View gregb's profile


38 posts in 4065 days

#13 posted 05-27-2009 12:04 AM

I purchased the AP1301 a few months ago and right out of the box I wasn’t pleased with the results it gave me… mainly because of no cutter lock. Yes I agree that there should be some sort of infeed/ outfeed support but that is easily remedied. As far as the cutter lock goes, in my opinion, Ryobi really screwed up by not have a lock. I’m going to try to fab a locking device for mine… i’ll post my results later. On the other hand I can relate to what others have said. This is a perfect “hobbiest” planer. It is relatively inexpensive with decient results. But again, you do in fact get what you pay for. I abuse mine daily like it owes me money (haha) and the machine is beginning to show. I am also in agreeance with TNBodger, I’m not buying anymore Ryobi tools.

View Dick, & Barb Cain's profile

Dick, & Barb Cain

8693 posts in 5075 days

#14 posted 05-27-2009 12:35 AM

Ryobi seems to do that with all of their tools. I bought a 10” table saw with the sliding table,

which I like very much. I later bought one of their newer models on ebay,

& it was like a different saw altogether. I bought this newer one for my lake place.
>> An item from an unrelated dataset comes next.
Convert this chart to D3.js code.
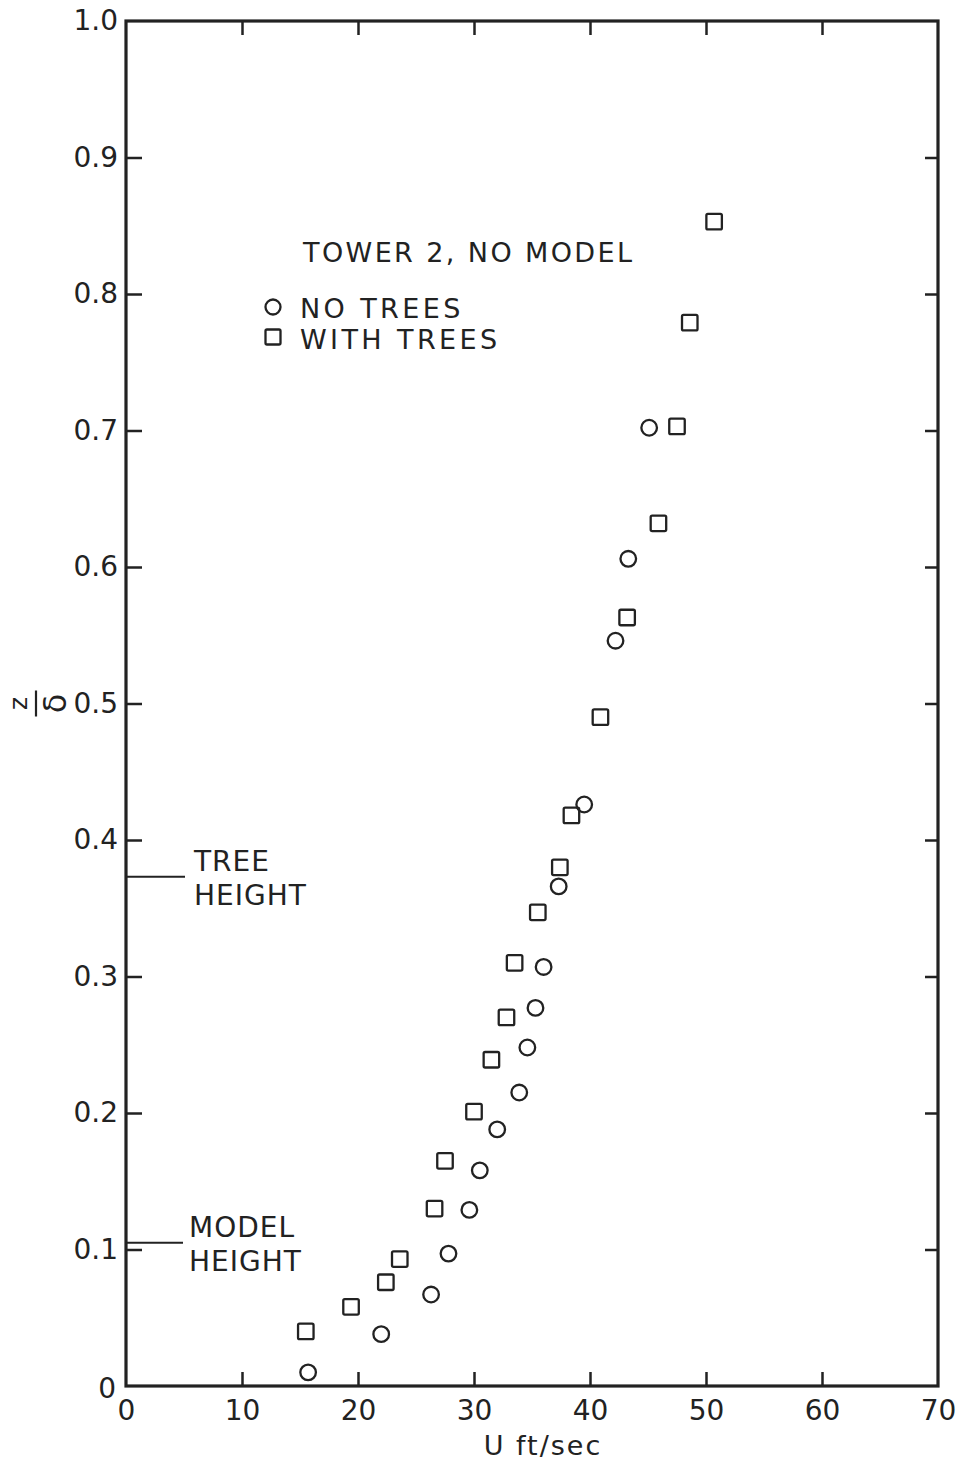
<!DOCTYPE html>
<html>
<head>
<meta charset="utf-8">
<script src="https://cdn.jsdelivr.net/npm/d3@7/dist/d3.min.js"></script>
<style>
  html, body { margin: 0; padding: 0; background: #fff; }
  svg { display: block; }
  text { font-family: "DejaVu Sans", "Liberation Sans", sans-serif; fill: #222; }
</style>
</head>
<body>
<svg id="chart" width="966" height="1464"></svg>
<script>
// Velocity profiles at tower 2 (no model): U in ft/sec against z/delta
const noTreesU = [15.7, 22.0, 26.3, 27.8, 29.6, 30.5, 32.0, 33.9, 34.6, 35.3, 36.0, 37.3, 39.5, 42.2, 43.3, 45.1];
const noTreesZ = [0.010, 0.038, 0.067, 0.097, 0.129, 0.158, 0.188, 0.215, 0.248, 0.277, 0.307, 0.366, 0.426, 0.546, 0.606, 0.702];

const withTreesU = [15.5, 19.4, 22.4, 23.6, 26.6, 27.5, 30.0, 31.5, 32.8, 33.5, 35.5, 37.4, 38.4, 40.9, 43.2, 45.9, 47.5, 48.6, 50.7];
const withTreesZ = [0.040, 0.058, 0.076, 0.093, 0.130, 0.165, 0.201, 0.239, 0.270, 0.310, 0.347, 0.380, 0.418, 0.490, 0.563, 0.632, 0.703, 0.779, 0.853];

const xTicks = [0, 10, 20, 30, 40, 50, 60, 70];
const yTicks = [0, 0.1, 0.2, 0.3, 0.4, 0.5, 0.6, 0.7, 0.8, 0.9, 1.0];

// Reference heights marked on the vertical axis
const treeHeight = 0.373;
const modelHeight = 0.105;

const legendTitle = "TOWER 2, NO MODEL";
const legendItems = ["NO TREES", "WITH TREES"];

const ink = "#222";
const svg = d3.select("#chart");

const plotLeft = 126, plotRight = 938, plotTop = 21, plotBottom = 1386;
const x = d3.scaleLinear().domain([0, 70]).range([plotLeft, plotRight]);
const y = d3.scaleLinear().domain([0, 1]).range([plotBottom, plotTop]);

const inner = xTicks.filter(d => d > 0 && d < 70);
const innerY = yTicks.filter(d => d > 0 && d < 1);

// Bottom axis: inward ticks, labels below
const gx = svg.append("g").attr("transform", `translate(0,${plotBottom})`)
  .call(d3.axisBottom(x).tickValues(xTicks).tickSizeInner(-14).tickSizeOuter(0).tickPadding(14)
    .tickFormat(d3.format("d")));
gx.select(".domain").remove();
gx.selectAll(".tick line").filter(d => d === 0 || d === 70).remove();
gx.selectAll(".tick line").attr("stroke", ink).attr("stroke-width", 2.5);
gx.selectAll(".tick text").attr("font-size", 28).attr("fill", ink).attr("font-family", "DejaVu Sans").attr("dy", "0.72em");

// Top axis: ticks only
const gxt = svg.append("g").attr("transform", `translate(0,${plotTop})`)
  .call(d3.axisTop(x).tickValues(inner).tickSizeInner(-14).tickSizeOuter(0).tickFormat(""));
gxt.select(".domain").remove();
gxt.selectAll(".tick line").attr("stroke", ink).attr("stroke-width", 2.5);

// Left axis: inward ticks, labels to the left
const gy = svg.append("g").attr("transform", `translate(${plotLeft},0)`)
  .call(d3.axisLeft(y).tickValues(yTicks).tickSizeInner(-16).tickSizeOuter(0).tickPadding(8)
    .tickFormat(d => d === 0 ? "0" : d3.format(".1f")(d)));
gy.select(".domain").remove();
gy.selectAll(".tick line").filter(d => d === 0 || d === 1).remove();
gy.selectAll(".tick line").attr("stroke", ink).attr("stroke-width", 2.5);
gy.selectAll(".tick text").attr("font-size", 28).attr("fill", ink).attr("font-family", "DejaVu Sans");
gy.selectAll(".tick text").filter(d => d === 0).attr("dx", -2).attr("dy", "0.42em");

// Right axis: ticks only
const gyr = svg.append("g").attr("transform", `translate(${plotRight},0)`)
  .call(d3.axisRight(y).tickValues(innerY).tickSizeInner(-13).tickSizeOuter(0).tickFormat(""));
gyr.select(".domain").remove();
gyr.selectAll(".tick line").attr("stroke", ink).attr("stroke-width", 2.5);

// Plot frame
svg.append("rect")
  .attr("x", plotLeft).attr("y", plotTop)
  .attr("width", plotRight - plotLeft).attr("height", plotBottom - plotTop)
  .attr("fill", "none").attr("stroke", ink).attr("stroke-width", 3.2);

// Axis titles
svg.append("text")
  .attr("x", 543).attr("y", 1455)
  .attr("text-anchor", "middle").attr("font-size", 27).attr("letter-spacing", 2)
  .text("U ft/sec");

// Vertical title: the fraction z over delta, turned on its side
const yl = svg.append("g").attr("transform", `translate(40,${y(0.5)}) rotate(-90)`);
yl.append("text").attr("x", 0).attr("y", -13).attr("text-anchor", "middle").attr("font-size", 25).text("z");
yl.append("line").attr("x1", -13).attr("x2", 13).attr("y1", -4).attr("y2", -4).attr("stroke", ink).attr("stroke-width", 2.2);
yl.append("text").attr("x", 0).attr("y", 26).attr("text-anchor", "middle").attr("font-size", 32).text("δ");

// Height markers
function marker(val, lines, tx, lineEnd) {
  svg.append("line")
    .attr("x1", plotLeft).attr("x2", lineEnd)
    .attr("y1", y(val)).attr("y2", y(val))
    .attr("stroke", ink).attr("stroke-width", 2);
  const t = svg.append("text").attr("font-size", 28).attr("letter-spacing", 1);
  lines.forEach((s, i) => {
    t.append("tspan").attr("x", tx).attr("y", y(val) + (i === 0 ? -6 : 28)).text(s);
  });
}
marker(treeHeight, ["TREE", "HEIGHT"], 194, 185);
marker(modelHeight, ["MODEL", "HEIGHT"], 189, 183);

// Data: circles without trees, squares with trees
const noTrees = noTreesU.map((u, i) => ({u, z: noTreesZ[i]}));
const withTrees = withTreesU.map((u, i) => ({u, z: withTreesZ[i]}));

const r = 7.8, s = 15.5;
svg.append("g").selectAll("circle").data(noTrees).join("circle")
  .attr("cx", d => x(d.u)).attr("cy", d => y(d.z)).attr("r", r)
  .attr("fill", "none").attr("stroke", ink).attr("stroke-width", 2.3);

svg.append("g").selectAll("rect").data(withTrees).join("rect")
  .attr("x", d => x(d.u) - s / 2).attr("y", d => y(d.z) - s / 2)
  .attr("width", s).attr("height", s).attr("rx", 1.5)
  .attr("fill", "none").attr("stroke", ink).attr("stroke-width", 2.3);

// Legend
svg.append("text").attr("x", 303).attr("y", 262)
  .attr("font-size", 27).attr("letter-spacing", 2.4).text(legendTitle);
svg.append("circle").attr("cx", 273).attr("cy", 307).attr("r", 7.5)
  .attr("fill", "none").attr("stroke", ink).attr("stroke-width", 2.3);
svg.append("rect").attr("x", 273 - 7.5).attr("y", 337 - 7.5).attr("width", 15).attr("height", 15).attr("rx", 1.5)
  .attr("fill", "none").attr("stroke", ink).attr("stroke-width", 2.3);
legendItems.forEach((s, i) => {
  svg.append("text").attr("x", 300).attr("y", 318 + i * 31)
    .attr("font-size", 27).attr("letter-spacing", 3.4).text(s);
});
</script>
</body>
</html>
My older model has a belt drive, & the newer one is a direct drive. The crank mechanism

on the newer one is harder to raise the blade up, down, & tilt. The case is plastic which cracked already.

Just about everything is apiece of crap.

I can’t figure out why they keep downgrading themselves.

-- -** You are never to old to set another goal or to dream a new dream ****************** Dick, & Barb Cain, Hibbing, MN.

View PTH's profile


2 posts in 163 days

#15 posted 01-28-2020 07:37 PM

I bought a cosmetically beat up Ryobi AP1300 a few months ago. It works great but the thickness scale indicator is badly damaged and I’m looking for a replacement. It’s a small piece of clear plastic w a red guide line on it. It’s attached to the planer with 2 screws, on the front right panel. Of course the part has been discontinued so I’m throwing out an SOS on this site to see if anyone has one lying around. Pretty please and thank you!